DIRECTIVE =>
Locate all lines in the data below that hold "page" and show them.

INPUT =>

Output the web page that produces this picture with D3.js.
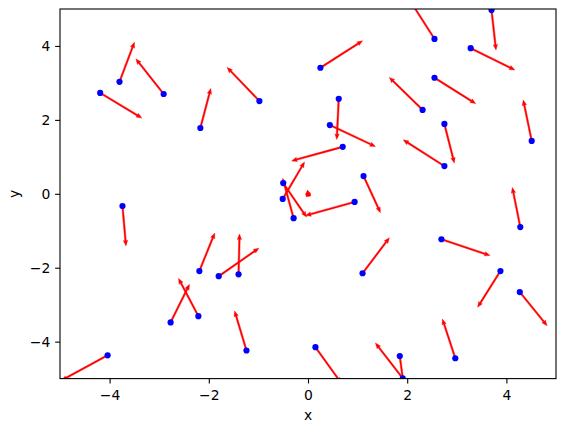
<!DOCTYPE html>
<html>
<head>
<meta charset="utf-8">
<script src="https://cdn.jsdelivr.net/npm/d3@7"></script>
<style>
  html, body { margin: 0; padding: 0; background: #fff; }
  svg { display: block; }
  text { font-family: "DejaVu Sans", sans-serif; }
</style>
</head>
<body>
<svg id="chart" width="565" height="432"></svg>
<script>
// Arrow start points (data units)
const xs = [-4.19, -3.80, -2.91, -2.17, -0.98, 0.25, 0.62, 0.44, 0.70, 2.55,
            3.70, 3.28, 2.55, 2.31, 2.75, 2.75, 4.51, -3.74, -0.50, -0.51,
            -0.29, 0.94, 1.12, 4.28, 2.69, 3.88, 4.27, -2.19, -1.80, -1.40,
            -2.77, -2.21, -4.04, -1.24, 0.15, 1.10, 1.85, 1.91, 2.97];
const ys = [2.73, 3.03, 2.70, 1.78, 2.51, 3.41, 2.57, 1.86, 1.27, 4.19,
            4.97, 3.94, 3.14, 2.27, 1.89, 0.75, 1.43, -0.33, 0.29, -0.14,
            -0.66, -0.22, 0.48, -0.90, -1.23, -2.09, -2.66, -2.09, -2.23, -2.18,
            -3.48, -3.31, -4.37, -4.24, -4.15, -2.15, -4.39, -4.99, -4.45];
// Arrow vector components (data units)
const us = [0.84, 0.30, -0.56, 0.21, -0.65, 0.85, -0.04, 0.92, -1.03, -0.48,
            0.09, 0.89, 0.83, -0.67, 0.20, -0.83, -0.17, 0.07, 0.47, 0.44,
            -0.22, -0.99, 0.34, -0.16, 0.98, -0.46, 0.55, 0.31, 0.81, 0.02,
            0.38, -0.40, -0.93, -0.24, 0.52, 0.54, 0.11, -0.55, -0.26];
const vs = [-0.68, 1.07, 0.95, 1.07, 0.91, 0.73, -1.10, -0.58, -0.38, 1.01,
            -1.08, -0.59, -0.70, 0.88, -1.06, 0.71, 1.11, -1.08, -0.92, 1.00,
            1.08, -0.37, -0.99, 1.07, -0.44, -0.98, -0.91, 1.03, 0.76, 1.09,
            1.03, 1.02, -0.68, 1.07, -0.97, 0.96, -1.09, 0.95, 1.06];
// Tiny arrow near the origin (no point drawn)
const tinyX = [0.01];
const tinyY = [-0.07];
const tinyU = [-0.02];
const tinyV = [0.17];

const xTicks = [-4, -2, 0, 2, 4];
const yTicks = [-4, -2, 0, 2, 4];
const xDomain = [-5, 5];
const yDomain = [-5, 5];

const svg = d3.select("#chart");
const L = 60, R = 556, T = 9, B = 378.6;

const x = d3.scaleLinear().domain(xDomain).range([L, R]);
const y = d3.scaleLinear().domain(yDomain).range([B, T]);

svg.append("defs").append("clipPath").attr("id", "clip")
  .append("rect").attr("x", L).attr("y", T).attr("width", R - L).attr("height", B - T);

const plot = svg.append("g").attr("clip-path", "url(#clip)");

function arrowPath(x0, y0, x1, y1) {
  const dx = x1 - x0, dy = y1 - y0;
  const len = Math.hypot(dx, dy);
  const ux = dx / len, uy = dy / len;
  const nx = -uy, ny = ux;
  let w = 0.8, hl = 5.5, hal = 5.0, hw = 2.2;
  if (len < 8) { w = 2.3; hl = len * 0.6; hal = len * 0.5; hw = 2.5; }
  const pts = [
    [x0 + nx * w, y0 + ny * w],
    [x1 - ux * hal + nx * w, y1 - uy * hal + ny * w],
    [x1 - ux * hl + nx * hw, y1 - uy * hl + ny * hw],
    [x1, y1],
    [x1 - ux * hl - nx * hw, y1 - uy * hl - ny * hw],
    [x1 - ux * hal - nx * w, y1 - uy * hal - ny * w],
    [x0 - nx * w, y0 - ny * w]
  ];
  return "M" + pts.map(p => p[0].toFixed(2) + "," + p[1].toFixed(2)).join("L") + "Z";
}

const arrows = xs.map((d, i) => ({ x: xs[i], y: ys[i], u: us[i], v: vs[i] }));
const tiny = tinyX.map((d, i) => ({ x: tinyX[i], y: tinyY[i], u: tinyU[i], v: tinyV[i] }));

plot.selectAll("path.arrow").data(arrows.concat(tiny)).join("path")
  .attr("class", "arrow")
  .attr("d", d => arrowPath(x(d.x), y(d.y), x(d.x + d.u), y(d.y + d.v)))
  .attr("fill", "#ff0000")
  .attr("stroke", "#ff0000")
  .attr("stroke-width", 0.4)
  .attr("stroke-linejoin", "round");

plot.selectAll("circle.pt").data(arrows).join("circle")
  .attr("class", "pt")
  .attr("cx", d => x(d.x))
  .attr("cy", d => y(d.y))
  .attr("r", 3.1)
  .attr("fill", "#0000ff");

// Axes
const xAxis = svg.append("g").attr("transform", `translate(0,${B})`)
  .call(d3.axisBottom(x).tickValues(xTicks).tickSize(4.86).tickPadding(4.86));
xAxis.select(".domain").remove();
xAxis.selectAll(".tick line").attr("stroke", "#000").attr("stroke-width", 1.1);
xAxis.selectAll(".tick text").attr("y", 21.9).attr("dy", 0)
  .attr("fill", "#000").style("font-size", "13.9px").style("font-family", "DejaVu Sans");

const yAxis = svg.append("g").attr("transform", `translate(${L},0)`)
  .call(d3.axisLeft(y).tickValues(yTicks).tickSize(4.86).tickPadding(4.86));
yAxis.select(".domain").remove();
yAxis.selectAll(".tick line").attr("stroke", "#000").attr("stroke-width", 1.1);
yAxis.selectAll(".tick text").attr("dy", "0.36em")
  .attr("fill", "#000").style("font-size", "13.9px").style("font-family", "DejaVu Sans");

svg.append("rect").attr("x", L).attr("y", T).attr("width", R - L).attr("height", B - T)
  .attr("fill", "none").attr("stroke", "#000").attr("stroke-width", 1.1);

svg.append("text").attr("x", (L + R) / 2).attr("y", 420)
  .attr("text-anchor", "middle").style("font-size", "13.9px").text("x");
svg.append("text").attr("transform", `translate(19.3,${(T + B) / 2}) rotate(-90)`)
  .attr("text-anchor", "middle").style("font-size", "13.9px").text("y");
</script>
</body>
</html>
==
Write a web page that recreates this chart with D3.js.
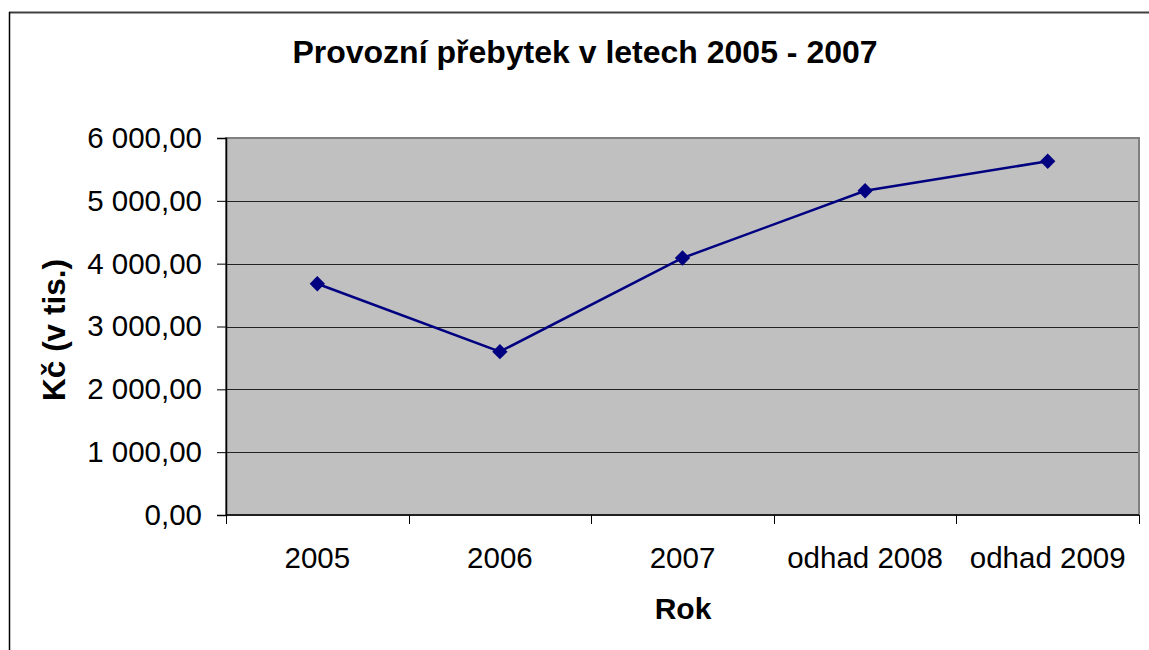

EXPECTED OUTPUT =>
Output the web page that produces this picture with D3.js.
Write a web page that recreates this chart with D3.js.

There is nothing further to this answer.